We ended up waiting nearly an hour and a half for a ride there, getting more and more bummed. (It’s a fourteen-mile walk into town from there, so the last thing we wanted to do was walk the road, especially since it has no shoulders to speak of at all.) But, finally, out of the blue, a giant Lexus suddenly pulled into the parking area where we were waiting. I remember looking in the front and thinking, “wait a second, that’s a hiker driving that Lexus”. (One of the really bizarre things about hiking this trail is that you get almost a sixth sense for who’s a fellow hiker — the guy in front wasn’t filthy or carrying a backpack or anything, yet I somehow just knew.)

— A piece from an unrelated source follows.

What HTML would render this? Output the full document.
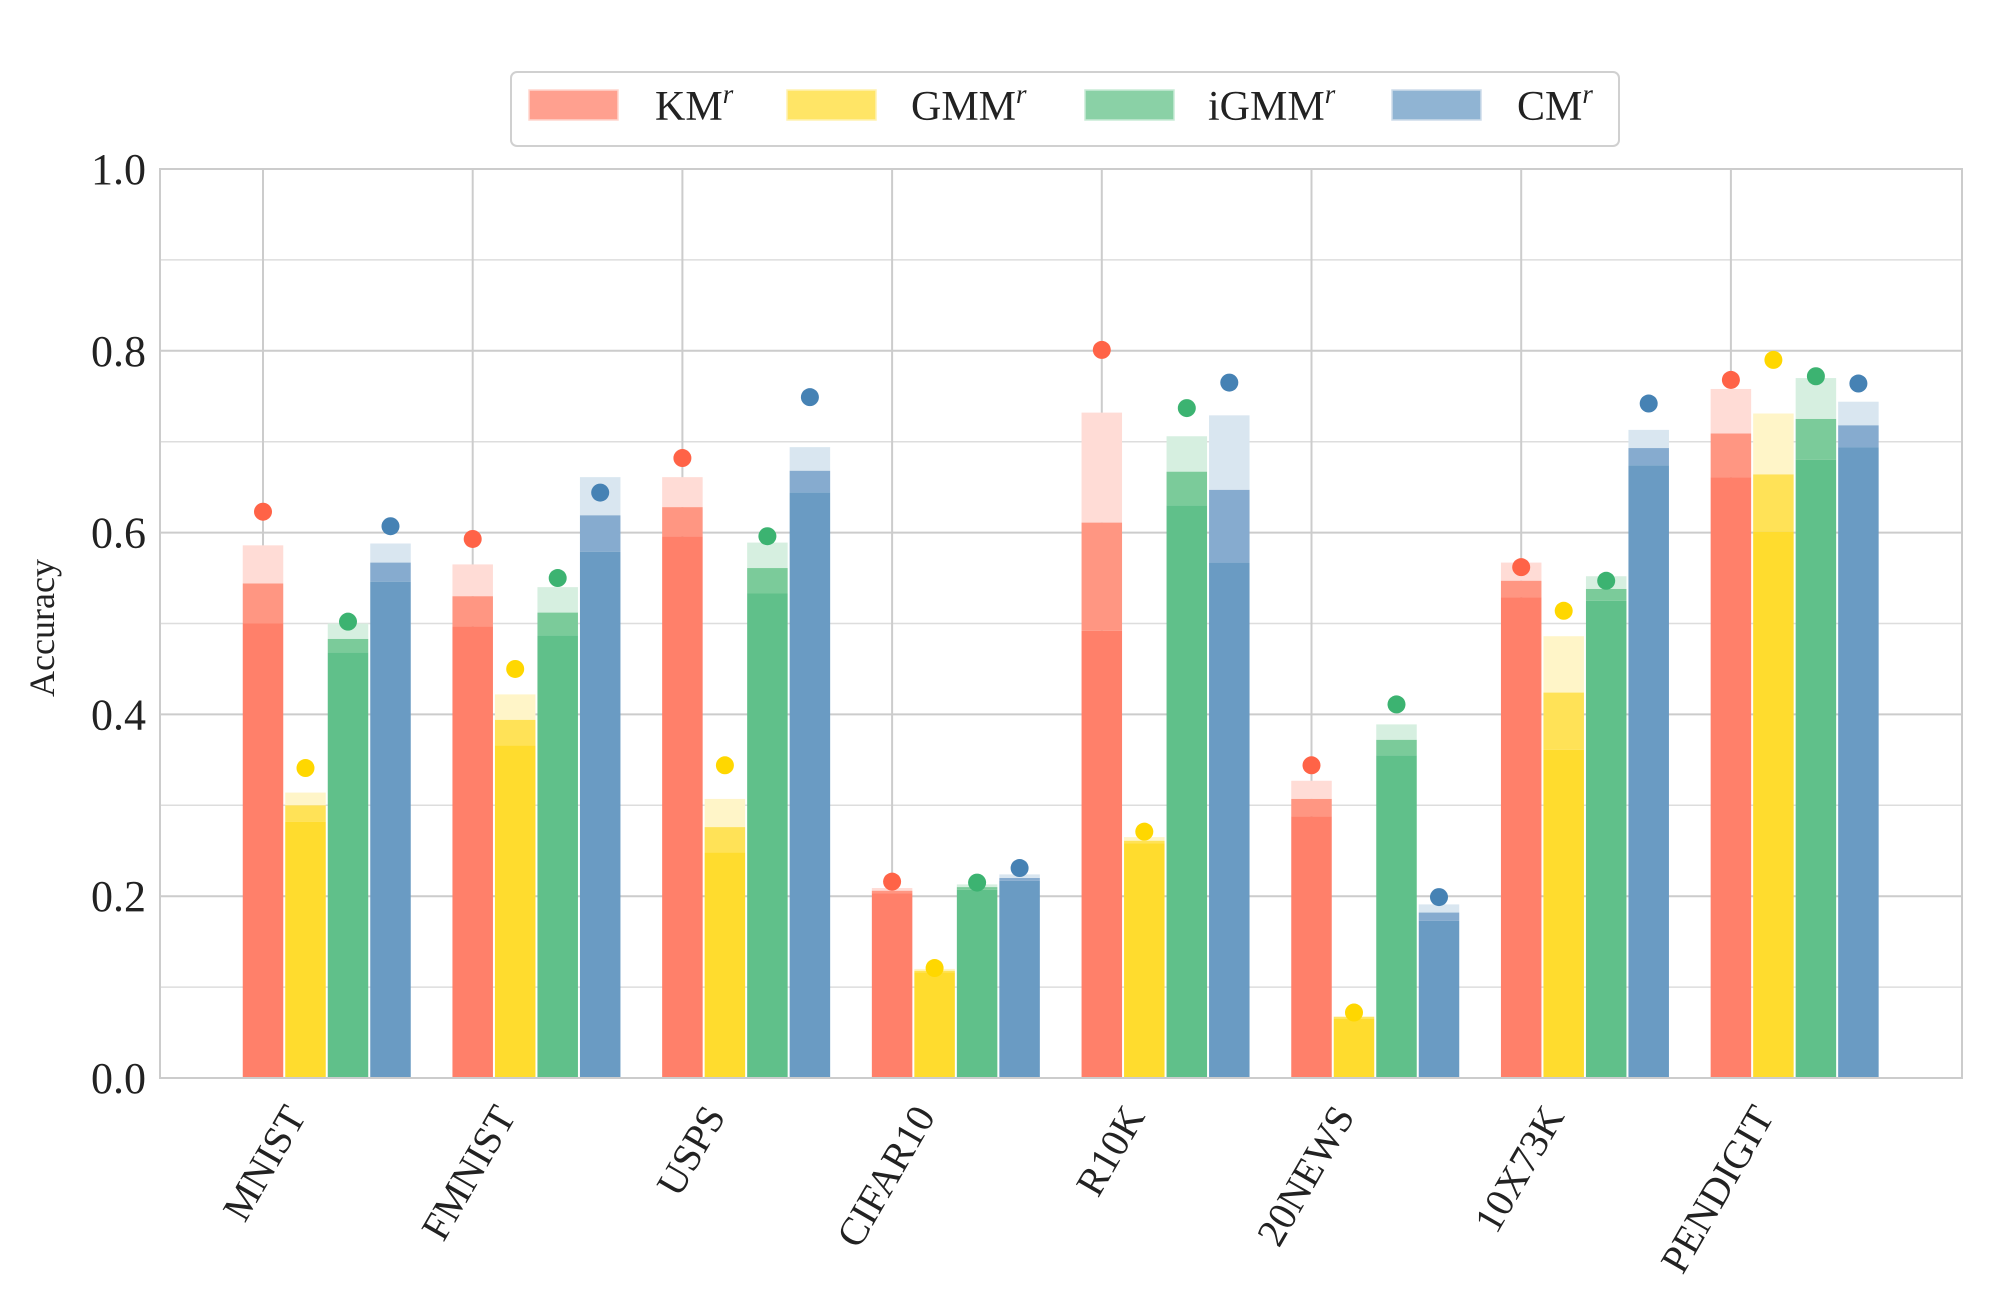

It turned out to be someone who we’d never met before, but who was truly wonderful: a young guy named Barista, with an older woman named Gigi in front, who had driven all the way out there from town just to ferry hikers back in. As we learned once we were in Etna, his mother had come to meet him at many trail-town stops…and at this one, his grandfather — whose Lexus it was — joined him as well. And so that’s how we ended up the leather-swaddled back seat of a Lexus, being driven into town…and hugely grateful to Barista for doing this just out of the goodness of his heart. Hooray!

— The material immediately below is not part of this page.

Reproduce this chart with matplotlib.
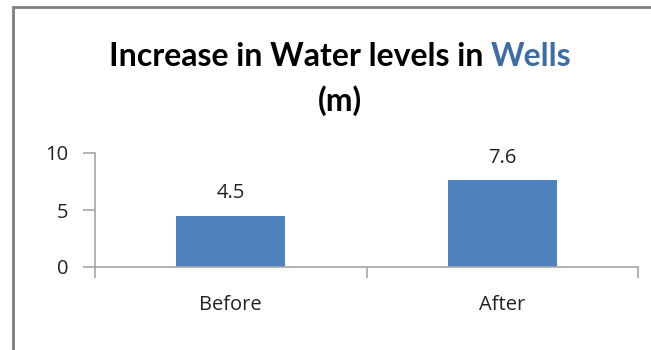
import matplotlib
matplotlib.use("Agg")
import matplotlib.pyplot as plt
from matplotlib.patches import Rectangle

plt.rcParams['font.family'] = ['Open Sans', 'DejaVu Sans']

categories = ["Before", "After"]
levels = [4.5, 7.6]
y_ticks = [0, 5, 10]

bar_color = "#4F81BD"
axis_gray = "#A6A6A6"
label_size = 14.5

fig = plt.figure(figsize=(6.51, 3.5), dpi=100)
ax = fig.add_axes([95 / 651, 1 - 267 / 350, (638 - 95) / 651, (267 - 153) / 350])

x = list(range(len(categories)))
ax.bar(x, levels, width=0.4, color=bar_color, zorder=2)
for xi, v in zip(x, levels):
    ax.text(xi, v + 1.1, f"{v}", ha="center", va="bottom", fontsize=label_size, color="#222222")

ax.set_xlim(-0.5, len(categories) - 0.5)
ax.set_ylim(0, 10)
ax.set_yticks(y_ticks)
ax.set_xticks(x)
ax.set_xticklabels(categories)
ax.set_xticks([i - 0.5 for i in range(len(categories) + 1)], minor=True)
ax.tick_params(axis="x", which="major", length=0, pad=20, labelsize=label_size, labelcolor="#222222")
ax.tick_params(axis="x", which="minor", length=8, width=1.2, color=axis_gray)
ax.tick_params(axis="y", length=9, width=1.2, color=axis_gray, pad=10, labelsize=label_size, labelcolor="#222222")

for side in ["top", "right"]:
    ax.spines[side].set_visible(False)
for side in ["left", "bottom"]:
    ax.spines[side].set_color(axis_gray)
    ax.spines[side].set_linewidth(1.2)

# outer chart frame, running off the right and bottom edges
fig.patches.append(Rectangle((12.5 / 651, -0.1), 1.2, 1.1 - 6.5 / 350, transform=fig.transFigure,
                             fill=False, edgecolor="#7F7F7F", linewidth=2))

# two-colour title: measure the black part, then place "Wells" after it
title_kw = dict(fontsize=23, fontweight="bold", va="center", family=['Lato', 'DejaVu Sans'])
part1 = fig.text(0, 1 - 57 / 350, "Increase in Water levels in ", color="black", **title_kw)
part2 = fig.text(0, 1 - 57 / 350, "Wells", color="#3D6DA3", **title_kw)
fig.canvas.draw()
r = fig.canvas.get_renderer()
w1 = part1.get_window_extent(r).width
w2 = part2.get_window_extent(r).width
start = (340 - (w1 + w2) / 2) / fig.bbox.width
part1.set_x(start)
part2.set_x(start + w1 / fig.bbox.width)
fig.text(340 / 651, 1 - 101 / 350, "(m)", ha="center", color="black", **title_kw)

fig.savefig("out.png", dpi=100)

It was as we were getting into the car that we heard one of them mention Treeman and Hedgehog. We excitedly stopped them — “wait a second, do you know them? Where are they?” When the answer was “at the Motel Etna, room two”, we got really excited. That’s where we were staying (and it’s one of only two options in the entire town). That’s how, after the drive into town, we ended up standing outside their door and knocking…and greeting them with giant hugs. Reunion at last!
How had we caught up? It turns out they’d had to take extra zeroes in Mt. Shasta (back when we were in Castella) because they’d been going so hard that everything hurt too much, and then a further zero in Etna for much the same reason. We didn’t really care why (as long as they were OK); we were just glad to see them.
We spent the remainder of the afternoon and evening showering, doing laundry (free at the hotel!), collecting our resupply package, getting a few things at the grocery store, and then heading to the Etna brewery and restaurant for a giant dinner. We had easily a dozen people at the table for dinner — a collection of all kinds of hikers in town, plus Barista’s awesome mother and grandfather — and great beer and good food. It was an incredibly satisfying time we spent there, and we left utterly exhausted and sated.
It’s too bad that we can’t spend an actual zero here; alas, the mileage pulls at us, as does the Oregon border. But, after dinner, I called ahead to Callahan’s Lodge just outside Ashland and made reservations for us to stay there for a real zero. It’s still nearly a week away and something close to a hundred and fifty miles, but just having that to look forward to makes all the difference in the world. It’s supposed to be a great place to stay, fairly legendary on the trail, so it’ll give our minds something to look forward to on these long, hot stretches ahead.
Right now, I’m just very glad to be sleeping in a real bed, with clean clothes and a clean body…and that we get to hike out with Treeman and Hedgehog tomorrow!